EXTRACTED INFORMATION:
|---|
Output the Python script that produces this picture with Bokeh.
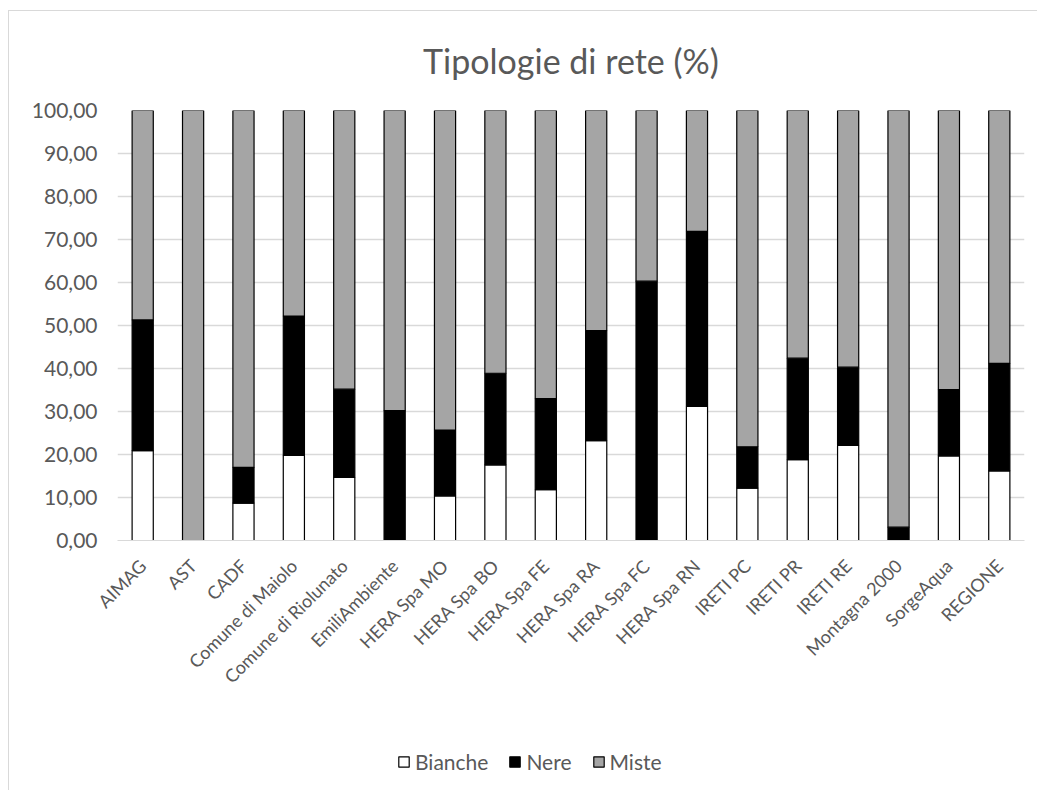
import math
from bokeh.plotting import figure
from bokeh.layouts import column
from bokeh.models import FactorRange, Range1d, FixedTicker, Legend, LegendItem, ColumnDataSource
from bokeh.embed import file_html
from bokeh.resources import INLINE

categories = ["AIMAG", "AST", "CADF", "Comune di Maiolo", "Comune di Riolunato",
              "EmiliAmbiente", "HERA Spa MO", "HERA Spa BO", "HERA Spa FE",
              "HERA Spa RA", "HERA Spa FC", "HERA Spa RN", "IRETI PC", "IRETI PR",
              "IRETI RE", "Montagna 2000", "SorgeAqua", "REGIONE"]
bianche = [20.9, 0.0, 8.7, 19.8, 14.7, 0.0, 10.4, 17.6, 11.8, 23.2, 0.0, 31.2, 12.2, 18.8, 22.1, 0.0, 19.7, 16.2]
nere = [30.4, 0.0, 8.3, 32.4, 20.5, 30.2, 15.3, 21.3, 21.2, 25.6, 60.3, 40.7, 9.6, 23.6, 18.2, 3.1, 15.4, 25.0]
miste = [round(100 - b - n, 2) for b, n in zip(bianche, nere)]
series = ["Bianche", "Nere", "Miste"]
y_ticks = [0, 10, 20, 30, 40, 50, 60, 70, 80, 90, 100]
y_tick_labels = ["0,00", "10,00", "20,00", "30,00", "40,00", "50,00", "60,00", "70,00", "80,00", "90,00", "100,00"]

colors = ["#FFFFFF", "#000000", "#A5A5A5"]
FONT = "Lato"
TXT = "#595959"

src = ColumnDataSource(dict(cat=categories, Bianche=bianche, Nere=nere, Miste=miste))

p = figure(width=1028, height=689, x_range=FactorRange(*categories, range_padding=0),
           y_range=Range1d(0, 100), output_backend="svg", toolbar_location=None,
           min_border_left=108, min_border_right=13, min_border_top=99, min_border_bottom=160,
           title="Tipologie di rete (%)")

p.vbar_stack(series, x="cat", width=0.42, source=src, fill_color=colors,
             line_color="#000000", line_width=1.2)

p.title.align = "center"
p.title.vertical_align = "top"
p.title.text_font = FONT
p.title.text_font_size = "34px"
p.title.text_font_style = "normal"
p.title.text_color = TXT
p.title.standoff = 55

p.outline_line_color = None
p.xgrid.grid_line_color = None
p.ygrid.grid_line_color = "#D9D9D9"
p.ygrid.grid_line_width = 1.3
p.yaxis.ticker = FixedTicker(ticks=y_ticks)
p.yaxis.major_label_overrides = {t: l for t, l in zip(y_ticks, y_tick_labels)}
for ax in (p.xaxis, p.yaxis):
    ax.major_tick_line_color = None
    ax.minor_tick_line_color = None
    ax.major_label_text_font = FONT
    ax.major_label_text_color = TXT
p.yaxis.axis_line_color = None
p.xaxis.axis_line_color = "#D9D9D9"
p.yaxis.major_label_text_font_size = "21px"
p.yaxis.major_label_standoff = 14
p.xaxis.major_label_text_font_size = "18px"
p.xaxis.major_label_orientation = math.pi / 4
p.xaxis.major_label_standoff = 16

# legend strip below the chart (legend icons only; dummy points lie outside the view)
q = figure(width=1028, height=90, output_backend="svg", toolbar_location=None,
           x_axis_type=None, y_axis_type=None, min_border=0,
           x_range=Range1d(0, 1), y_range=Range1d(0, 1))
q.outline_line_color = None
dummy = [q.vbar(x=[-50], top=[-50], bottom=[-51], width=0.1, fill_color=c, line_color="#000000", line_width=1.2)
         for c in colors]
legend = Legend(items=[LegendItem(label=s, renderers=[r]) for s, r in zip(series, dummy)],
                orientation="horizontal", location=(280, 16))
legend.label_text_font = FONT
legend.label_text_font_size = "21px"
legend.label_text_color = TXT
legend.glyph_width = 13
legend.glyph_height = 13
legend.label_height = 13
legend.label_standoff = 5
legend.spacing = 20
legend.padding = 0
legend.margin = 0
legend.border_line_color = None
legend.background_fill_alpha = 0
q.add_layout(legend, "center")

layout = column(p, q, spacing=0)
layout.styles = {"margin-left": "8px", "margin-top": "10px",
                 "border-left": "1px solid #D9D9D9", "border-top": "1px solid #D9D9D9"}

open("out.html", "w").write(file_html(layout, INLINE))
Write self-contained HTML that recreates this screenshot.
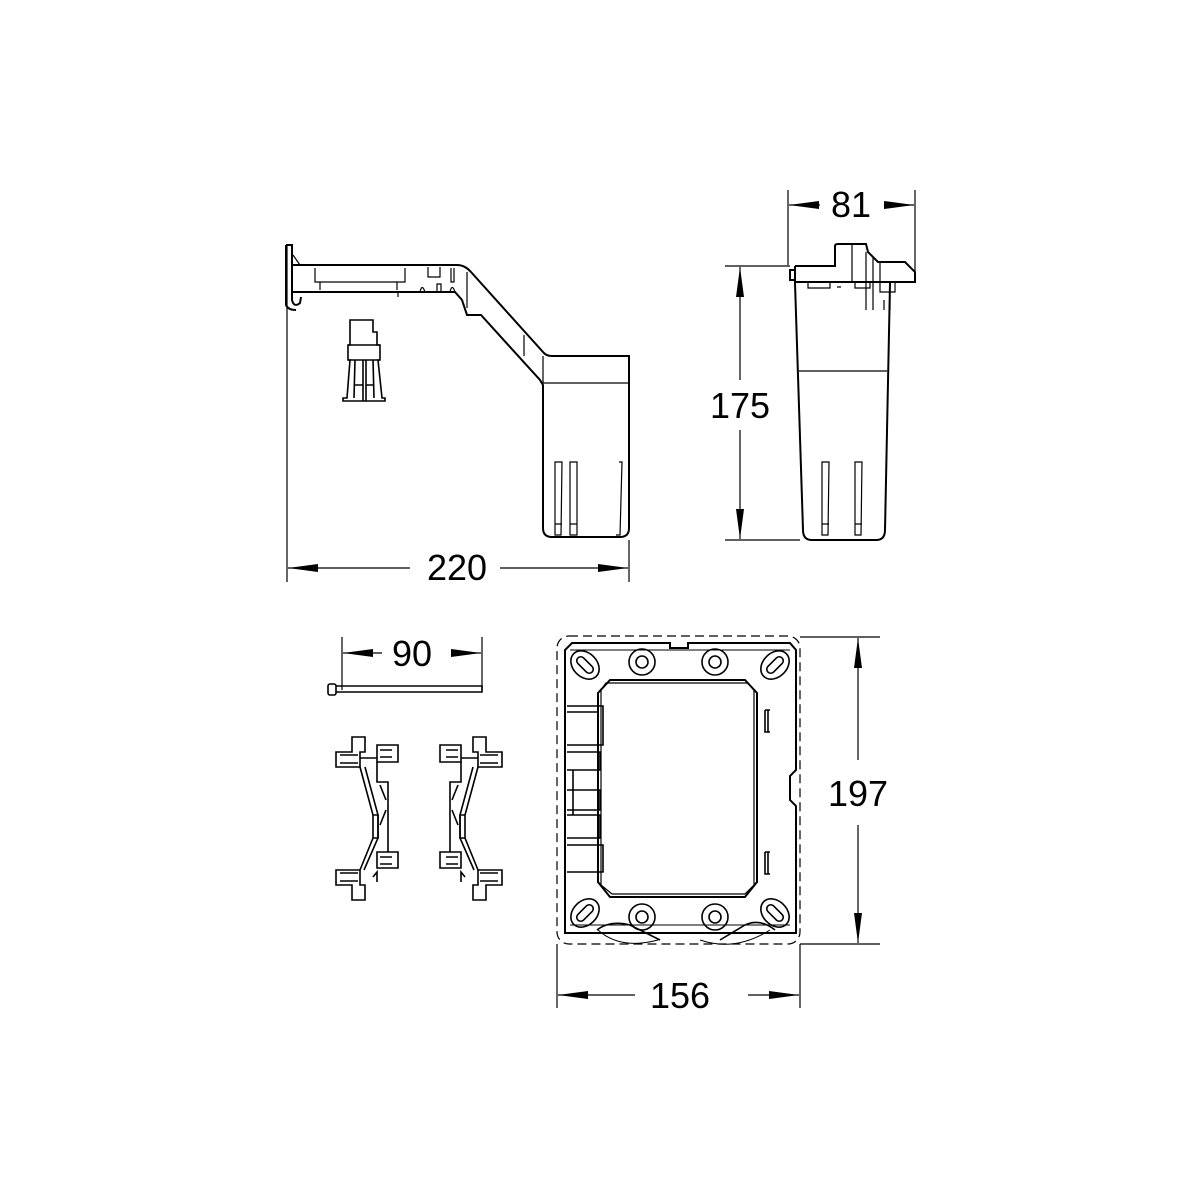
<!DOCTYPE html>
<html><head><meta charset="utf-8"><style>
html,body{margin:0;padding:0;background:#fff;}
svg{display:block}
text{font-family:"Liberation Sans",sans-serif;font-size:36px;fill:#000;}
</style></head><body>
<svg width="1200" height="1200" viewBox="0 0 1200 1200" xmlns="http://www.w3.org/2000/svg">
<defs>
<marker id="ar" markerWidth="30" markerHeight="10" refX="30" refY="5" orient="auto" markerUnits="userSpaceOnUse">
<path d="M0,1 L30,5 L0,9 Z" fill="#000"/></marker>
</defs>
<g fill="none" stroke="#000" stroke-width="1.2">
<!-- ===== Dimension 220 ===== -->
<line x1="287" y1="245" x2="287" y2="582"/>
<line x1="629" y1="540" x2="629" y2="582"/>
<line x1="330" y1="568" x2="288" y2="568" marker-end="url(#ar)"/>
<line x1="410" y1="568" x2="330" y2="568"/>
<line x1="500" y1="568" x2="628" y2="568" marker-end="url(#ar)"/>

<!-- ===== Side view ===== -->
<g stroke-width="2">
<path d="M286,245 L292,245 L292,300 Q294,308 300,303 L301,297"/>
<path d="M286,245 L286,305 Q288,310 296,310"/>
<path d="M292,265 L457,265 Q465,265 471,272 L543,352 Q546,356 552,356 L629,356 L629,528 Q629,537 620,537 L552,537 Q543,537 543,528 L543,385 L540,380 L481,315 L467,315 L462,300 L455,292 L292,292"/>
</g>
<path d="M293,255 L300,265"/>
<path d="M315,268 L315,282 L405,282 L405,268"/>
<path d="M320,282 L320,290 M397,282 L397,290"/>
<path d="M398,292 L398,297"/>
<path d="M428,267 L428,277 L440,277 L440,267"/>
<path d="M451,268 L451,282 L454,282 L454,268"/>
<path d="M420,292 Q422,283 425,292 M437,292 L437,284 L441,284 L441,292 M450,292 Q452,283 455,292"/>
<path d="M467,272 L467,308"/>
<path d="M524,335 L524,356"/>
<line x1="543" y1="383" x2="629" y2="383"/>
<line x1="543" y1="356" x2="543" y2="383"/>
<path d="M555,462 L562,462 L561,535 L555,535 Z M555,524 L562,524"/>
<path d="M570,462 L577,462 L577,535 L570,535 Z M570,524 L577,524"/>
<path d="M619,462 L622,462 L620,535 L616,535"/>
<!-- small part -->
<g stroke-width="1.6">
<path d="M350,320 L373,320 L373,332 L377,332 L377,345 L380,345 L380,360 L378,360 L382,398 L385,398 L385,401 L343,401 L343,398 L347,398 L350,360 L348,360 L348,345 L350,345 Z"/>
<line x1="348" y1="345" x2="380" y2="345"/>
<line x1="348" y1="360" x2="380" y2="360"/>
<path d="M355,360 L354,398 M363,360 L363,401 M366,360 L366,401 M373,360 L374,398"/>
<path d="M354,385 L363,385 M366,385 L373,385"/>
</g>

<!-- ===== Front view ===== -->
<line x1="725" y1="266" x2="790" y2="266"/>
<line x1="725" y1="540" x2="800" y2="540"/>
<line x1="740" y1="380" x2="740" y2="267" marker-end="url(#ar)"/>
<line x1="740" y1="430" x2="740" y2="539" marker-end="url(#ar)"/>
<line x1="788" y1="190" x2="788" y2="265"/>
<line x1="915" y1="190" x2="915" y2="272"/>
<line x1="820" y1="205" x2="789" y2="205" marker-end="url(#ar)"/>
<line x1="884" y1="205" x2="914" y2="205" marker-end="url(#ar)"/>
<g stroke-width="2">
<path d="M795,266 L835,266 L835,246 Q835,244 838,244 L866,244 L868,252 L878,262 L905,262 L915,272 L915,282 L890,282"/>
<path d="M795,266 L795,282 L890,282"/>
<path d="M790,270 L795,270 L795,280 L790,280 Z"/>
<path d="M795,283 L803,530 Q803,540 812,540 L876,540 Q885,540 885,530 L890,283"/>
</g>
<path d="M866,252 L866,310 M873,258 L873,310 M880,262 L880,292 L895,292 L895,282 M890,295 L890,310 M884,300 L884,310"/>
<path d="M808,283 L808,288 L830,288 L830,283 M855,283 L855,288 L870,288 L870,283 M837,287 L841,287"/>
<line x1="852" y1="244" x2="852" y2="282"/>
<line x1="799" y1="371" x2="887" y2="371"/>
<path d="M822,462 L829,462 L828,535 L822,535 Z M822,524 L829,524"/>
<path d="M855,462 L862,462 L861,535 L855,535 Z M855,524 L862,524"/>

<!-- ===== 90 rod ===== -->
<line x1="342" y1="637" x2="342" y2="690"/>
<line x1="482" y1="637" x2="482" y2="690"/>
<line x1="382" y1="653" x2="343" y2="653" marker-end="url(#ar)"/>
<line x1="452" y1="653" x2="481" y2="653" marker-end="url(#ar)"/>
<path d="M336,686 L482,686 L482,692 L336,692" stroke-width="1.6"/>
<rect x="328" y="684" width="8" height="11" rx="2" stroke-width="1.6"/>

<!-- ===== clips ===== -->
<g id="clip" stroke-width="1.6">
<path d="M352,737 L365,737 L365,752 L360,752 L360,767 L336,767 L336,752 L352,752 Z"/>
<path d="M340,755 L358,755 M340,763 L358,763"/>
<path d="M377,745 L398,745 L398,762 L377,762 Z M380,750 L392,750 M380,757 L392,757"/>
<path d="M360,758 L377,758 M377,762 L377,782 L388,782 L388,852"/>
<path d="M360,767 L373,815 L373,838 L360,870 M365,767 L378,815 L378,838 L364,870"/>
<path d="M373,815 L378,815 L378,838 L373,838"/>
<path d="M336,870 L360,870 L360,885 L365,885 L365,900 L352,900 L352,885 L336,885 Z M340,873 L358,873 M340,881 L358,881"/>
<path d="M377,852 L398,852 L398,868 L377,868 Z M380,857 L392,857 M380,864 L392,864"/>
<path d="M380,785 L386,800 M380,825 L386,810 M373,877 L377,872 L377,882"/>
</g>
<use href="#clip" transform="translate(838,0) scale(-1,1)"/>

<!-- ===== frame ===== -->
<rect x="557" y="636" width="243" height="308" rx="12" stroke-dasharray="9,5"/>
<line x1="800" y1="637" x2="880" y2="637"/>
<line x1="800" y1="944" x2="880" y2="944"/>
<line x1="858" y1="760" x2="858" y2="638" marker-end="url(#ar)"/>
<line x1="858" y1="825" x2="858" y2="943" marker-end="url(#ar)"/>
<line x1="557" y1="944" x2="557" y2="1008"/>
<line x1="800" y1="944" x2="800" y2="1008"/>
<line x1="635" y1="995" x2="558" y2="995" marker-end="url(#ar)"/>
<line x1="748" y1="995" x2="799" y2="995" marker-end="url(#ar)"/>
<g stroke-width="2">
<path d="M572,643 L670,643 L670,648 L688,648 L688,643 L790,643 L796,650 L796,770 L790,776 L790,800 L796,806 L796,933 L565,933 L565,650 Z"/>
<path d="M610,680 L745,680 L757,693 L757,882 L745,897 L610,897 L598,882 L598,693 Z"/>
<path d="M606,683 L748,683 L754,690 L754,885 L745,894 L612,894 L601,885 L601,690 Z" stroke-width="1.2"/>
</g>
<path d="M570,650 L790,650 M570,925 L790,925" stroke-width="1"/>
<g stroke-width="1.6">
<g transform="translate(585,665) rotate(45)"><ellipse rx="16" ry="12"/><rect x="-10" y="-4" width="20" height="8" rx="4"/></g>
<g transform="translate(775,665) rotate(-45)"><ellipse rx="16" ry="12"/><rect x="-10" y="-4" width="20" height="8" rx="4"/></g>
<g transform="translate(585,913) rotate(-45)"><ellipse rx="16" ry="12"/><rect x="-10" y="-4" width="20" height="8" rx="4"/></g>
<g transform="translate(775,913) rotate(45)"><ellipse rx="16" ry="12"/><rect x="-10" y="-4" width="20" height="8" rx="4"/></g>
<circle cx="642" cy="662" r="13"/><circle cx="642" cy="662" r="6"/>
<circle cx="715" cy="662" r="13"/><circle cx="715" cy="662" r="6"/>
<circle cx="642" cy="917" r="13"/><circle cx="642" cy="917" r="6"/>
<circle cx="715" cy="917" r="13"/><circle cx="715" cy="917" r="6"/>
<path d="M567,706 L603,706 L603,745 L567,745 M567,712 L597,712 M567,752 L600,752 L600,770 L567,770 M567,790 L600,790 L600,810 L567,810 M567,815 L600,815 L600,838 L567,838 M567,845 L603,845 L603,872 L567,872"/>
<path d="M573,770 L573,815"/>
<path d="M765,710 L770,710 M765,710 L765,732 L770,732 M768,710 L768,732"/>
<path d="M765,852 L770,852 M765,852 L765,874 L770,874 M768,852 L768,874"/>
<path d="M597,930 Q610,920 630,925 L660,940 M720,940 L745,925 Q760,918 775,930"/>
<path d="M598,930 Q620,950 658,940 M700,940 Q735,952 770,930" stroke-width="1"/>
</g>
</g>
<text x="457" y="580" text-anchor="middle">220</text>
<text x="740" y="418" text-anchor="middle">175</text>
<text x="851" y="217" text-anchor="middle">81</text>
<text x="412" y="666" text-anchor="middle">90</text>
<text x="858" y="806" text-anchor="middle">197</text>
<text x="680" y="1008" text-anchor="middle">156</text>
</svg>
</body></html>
|---|
WRITTEN EXERCISE:
Retype the records above word for word, from their first line through the line containing "from bokeh.resources import INLINE", and leave out every picture.

SOLVED EXERCISE:
Output the Python script that produces this picture with Bokeh.
import math
from bokeh.plotting import figure
from bokeh.layouts import column
from bokeh.models import FactorRange, Range1d, FixedTicker, Legend, LegendItem, ColumnDataSource
from bokeh.embed import file_html
from bokeh.resources import INLINE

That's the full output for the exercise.